Hekenukumai Busby could set a boat's course from here to Rarotonga with a glance at the stars and he wants young Maori to learn the ancient Polynesian skill.
He is close to starting construction on a $1 million wananga (school) to teach waka building and celestial navigation on a reserve on his whanau land at Aurere, north of Taipa.
Now 81, the waka tohunga sees the creation of an education centre to ensure Polynesian navigation arts will not be lost as his "last little effort, and then it will be up to the boys who want to keep going".

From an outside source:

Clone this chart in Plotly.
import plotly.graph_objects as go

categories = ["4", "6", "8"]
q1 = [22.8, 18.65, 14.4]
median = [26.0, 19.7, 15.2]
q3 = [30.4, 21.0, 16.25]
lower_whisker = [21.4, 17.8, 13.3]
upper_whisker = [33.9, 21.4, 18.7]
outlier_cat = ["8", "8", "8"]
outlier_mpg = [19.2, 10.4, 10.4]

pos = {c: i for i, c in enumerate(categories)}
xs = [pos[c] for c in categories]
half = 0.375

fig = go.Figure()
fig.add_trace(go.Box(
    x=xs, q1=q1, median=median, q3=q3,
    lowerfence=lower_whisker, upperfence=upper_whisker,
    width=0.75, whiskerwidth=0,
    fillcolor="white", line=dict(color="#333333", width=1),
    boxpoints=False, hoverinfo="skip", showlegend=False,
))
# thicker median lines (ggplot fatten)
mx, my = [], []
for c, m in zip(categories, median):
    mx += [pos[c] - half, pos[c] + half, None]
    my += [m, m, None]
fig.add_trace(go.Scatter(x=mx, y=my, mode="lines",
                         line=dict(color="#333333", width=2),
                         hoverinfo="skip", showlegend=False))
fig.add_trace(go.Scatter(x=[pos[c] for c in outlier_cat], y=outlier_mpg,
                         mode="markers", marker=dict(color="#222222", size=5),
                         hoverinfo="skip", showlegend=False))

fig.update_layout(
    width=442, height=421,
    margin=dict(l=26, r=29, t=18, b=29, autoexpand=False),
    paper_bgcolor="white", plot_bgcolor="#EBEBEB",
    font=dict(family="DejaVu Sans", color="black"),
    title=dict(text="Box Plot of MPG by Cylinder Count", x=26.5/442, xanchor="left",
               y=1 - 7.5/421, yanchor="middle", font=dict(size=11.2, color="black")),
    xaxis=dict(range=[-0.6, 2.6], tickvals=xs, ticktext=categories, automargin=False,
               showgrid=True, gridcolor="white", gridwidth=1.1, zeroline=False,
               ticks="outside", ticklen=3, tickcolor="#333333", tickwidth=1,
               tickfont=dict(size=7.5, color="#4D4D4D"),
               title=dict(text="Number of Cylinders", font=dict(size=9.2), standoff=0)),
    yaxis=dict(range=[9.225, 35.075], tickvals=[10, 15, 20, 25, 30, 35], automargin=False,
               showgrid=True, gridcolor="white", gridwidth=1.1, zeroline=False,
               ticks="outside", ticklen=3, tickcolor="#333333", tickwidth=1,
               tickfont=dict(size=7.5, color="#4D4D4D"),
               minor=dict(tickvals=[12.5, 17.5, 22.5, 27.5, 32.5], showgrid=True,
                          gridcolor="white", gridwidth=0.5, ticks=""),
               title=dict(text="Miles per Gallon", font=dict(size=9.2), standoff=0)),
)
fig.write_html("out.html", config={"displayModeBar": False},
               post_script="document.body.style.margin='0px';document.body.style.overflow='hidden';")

Mr Busby was cautious yesterday when asked to comment on being appointed an Officer of the New Zealand Order of Merit (ONZM) in the New Year Honours list, after receiving an MBE in 1994.
"Nothing to do with me," he said, loath to blow his own trumpet.
He received both honours for his services to Maori. He has led traditional waka construction and the revival of celestial navigation methods in Northland, building about 28 waka for iwi around New Zealand and for international groups.
Earlier this year, he completed a 10-week full circumnavigation of the Polynesian triangle with a twin-hulled waka and, in 2010, was the first New Zealand Maori to be appointed as a Polynesian master navigator. A branch of the Maori Arts and Crafts Institute, established at Aurere earlier this year, teaches canoe carving.
Mr Busby has been involved with the Waitangi National Trust for more than 50 years, maintaining the waka Ngatokimatawhaorua. He was the Tai Tokerau delegate on the national kapa haka body for 25 years and is now a life member.
He said there was a lot of interest in learning traditional waka construction and celestial navigation, with knowledge of the stars helping "a lot of guys who were on the wrong track - it's got them back on the straight and narrow".
He was pleased to have made the voyage to Easter Island, which completed circumnavigation of the Polynesian triangle, recalling how in 1985 Sir James Henare had said he hoped some day Maori would repeat the sailing feats of their ancestors.
Mr Busby described offering up a personal prayer to Sir James.